++++ Data extract ++++

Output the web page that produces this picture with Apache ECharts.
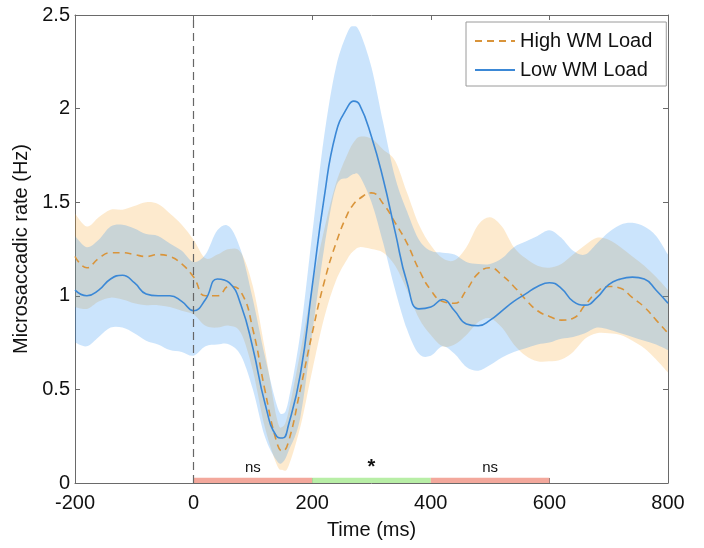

++++
++++ Data extract ++++

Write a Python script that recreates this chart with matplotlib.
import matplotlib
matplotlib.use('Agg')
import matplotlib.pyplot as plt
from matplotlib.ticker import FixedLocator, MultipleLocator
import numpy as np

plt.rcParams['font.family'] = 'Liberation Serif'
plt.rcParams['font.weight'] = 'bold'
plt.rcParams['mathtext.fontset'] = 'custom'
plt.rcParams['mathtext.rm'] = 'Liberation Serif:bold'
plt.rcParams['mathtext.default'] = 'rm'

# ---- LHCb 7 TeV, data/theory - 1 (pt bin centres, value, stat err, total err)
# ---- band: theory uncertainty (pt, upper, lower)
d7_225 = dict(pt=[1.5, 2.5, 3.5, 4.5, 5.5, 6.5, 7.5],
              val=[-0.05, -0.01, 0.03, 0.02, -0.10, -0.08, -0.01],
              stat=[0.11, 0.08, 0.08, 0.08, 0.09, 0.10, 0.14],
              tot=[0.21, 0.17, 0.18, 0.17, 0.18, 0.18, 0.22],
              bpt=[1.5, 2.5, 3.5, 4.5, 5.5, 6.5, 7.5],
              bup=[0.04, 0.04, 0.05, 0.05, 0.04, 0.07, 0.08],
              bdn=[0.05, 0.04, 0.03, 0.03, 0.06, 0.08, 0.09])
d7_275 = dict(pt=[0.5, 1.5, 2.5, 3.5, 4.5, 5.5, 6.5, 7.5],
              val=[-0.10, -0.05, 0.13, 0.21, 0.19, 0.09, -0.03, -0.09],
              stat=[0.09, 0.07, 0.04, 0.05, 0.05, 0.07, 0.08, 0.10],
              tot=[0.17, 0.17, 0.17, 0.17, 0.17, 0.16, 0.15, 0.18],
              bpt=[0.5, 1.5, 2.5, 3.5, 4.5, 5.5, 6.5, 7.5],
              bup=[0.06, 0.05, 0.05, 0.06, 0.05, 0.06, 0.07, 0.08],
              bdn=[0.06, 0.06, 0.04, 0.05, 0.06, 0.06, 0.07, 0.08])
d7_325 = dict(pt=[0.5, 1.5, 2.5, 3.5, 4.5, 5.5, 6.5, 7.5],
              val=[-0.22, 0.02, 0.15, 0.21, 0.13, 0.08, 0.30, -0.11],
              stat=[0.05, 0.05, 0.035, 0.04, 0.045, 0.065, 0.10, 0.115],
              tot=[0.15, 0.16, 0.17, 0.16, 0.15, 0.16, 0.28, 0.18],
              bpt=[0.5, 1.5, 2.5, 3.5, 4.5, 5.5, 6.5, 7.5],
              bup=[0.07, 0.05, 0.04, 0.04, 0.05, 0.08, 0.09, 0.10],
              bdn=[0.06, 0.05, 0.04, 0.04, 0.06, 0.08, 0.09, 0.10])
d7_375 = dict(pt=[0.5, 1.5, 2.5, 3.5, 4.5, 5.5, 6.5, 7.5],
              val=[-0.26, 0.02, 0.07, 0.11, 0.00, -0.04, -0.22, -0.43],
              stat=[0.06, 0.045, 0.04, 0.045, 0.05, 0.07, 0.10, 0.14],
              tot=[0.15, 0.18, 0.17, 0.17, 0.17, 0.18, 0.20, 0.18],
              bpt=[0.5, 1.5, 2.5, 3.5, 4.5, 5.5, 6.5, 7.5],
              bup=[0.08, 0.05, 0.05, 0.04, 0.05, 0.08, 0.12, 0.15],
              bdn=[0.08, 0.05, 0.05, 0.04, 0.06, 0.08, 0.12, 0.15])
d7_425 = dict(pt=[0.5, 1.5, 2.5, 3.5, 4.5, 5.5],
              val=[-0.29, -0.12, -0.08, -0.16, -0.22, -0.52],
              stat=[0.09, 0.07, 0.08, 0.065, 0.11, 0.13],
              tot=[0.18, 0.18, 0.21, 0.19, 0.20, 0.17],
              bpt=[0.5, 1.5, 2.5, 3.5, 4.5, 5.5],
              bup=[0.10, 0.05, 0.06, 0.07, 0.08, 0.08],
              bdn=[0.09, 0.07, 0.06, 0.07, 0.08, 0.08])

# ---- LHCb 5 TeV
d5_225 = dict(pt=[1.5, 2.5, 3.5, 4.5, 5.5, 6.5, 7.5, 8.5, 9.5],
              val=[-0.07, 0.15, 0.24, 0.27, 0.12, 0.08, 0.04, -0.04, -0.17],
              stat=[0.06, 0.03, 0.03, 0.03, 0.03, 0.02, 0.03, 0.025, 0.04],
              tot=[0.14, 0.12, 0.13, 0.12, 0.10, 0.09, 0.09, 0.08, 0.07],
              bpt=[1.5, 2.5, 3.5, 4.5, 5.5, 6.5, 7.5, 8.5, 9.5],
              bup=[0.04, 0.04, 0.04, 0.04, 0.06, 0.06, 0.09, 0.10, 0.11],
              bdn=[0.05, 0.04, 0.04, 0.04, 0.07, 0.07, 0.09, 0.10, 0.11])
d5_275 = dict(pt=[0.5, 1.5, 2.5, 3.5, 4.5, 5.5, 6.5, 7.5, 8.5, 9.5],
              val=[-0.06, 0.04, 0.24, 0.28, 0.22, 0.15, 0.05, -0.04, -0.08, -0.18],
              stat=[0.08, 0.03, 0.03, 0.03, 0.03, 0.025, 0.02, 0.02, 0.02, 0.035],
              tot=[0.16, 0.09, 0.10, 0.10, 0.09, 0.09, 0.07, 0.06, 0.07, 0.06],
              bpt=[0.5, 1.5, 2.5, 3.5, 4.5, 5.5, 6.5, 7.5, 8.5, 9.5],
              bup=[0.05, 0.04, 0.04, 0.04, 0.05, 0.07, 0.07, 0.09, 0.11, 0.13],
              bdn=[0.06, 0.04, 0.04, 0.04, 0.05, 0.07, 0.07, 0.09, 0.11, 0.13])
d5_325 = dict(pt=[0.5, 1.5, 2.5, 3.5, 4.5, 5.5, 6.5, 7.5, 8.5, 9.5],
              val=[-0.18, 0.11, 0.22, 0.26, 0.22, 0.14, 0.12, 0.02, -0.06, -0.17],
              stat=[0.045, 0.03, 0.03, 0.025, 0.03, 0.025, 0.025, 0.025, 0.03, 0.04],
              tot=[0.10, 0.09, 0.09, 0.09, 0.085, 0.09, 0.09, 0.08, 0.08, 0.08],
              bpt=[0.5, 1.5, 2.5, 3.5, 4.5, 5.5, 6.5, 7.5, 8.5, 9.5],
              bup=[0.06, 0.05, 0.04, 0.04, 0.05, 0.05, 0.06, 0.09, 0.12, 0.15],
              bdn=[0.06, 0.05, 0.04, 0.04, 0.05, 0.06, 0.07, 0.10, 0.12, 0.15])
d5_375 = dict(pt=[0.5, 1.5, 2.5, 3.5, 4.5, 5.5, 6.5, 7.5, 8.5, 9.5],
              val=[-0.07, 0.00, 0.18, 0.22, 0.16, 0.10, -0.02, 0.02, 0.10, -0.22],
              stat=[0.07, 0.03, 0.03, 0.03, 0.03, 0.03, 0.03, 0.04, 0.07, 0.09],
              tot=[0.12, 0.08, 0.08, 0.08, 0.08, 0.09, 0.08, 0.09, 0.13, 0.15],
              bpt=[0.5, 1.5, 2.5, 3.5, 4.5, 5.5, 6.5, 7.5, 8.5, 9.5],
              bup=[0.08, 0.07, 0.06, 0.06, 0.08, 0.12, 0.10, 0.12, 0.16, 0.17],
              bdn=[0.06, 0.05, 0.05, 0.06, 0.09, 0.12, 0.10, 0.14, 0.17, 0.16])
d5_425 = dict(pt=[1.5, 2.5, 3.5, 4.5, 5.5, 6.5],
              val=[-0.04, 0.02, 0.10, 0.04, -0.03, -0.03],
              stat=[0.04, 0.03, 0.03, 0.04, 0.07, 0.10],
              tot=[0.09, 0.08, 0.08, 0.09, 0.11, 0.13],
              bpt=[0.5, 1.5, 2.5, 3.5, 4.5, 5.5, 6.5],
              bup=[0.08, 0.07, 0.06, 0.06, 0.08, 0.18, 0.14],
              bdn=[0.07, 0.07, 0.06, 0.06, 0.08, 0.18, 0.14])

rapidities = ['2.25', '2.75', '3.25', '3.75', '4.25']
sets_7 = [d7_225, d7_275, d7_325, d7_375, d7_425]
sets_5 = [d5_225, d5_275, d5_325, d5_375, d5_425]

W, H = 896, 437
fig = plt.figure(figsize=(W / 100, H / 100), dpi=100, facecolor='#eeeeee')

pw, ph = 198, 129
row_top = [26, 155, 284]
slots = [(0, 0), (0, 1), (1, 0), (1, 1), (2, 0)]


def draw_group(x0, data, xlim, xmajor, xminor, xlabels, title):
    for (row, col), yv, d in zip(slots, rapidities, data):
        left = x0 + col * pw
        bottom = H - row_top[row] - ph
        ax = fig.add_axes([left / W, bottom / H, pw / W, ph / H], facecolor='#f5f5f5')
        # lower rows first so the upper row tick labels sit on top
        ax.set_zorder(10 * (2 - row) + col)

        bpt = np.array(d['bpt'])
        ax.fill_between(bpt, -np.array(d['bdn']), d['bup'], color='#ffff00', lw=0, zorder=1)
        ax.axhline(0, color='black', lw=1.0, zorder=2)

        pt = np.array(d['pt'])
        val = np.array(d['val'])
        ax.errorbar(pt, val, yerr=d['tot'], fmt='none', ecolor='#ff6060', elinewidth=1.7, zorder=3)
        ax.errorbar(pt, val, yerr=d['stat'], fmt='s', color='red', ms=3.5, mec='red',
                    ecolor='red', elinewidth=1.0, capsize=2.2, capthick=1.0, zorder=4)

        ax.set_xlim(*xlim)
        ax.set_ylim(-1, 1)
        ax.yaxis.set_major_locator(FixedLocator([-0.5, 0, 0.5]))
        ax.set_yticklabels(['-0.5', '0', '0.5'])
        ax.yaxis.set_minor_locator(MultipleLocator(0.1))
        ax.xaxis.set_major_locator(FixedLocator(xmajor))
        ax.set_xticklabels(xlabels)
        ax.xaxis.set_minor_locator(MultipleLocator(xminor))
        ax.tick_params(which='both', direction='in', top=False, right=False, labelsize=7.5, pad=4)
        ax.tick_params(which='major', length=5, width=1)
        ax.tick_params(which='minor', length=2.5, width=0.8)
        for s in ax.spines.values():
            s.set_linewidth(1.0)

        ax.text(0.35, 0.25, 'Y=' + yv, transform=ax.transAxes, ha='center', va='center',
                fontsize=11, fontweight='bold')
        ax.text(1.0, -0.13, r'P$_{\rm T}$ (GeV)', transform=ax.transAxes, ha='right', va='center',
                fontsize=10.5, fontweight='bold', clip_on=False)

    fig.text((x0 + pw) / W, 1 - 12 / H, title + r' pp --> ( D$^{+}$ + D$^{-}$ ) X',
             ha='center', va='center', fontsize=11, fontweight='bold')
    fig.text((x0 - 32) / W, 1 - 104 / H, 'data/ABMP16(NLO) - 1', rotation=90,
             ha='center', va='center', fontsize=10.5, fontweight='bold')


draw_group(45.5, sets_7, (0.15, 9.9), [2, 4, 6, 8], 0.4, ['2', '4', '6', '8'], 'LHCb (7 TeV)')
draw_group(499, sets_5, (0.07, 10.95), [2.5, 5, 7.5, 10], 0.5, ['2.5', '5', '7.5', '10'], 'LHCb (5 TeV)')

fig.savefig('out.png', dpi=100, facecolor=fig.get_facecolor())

++++

Aim of the task — Starting with the line that contains "Write a Python", repeat each line exactly, and stop once the line that contains "import numpy as np" has been repeated.

Answer to the task —
Write a Python script that recreates this chart with matplotlib.
import matplotlib
matplotlib.use('Agg')
import matplotlib.pyplot as plt
from matplotlib.ticker import FixedLocator, MultipleLocator
import numpy as np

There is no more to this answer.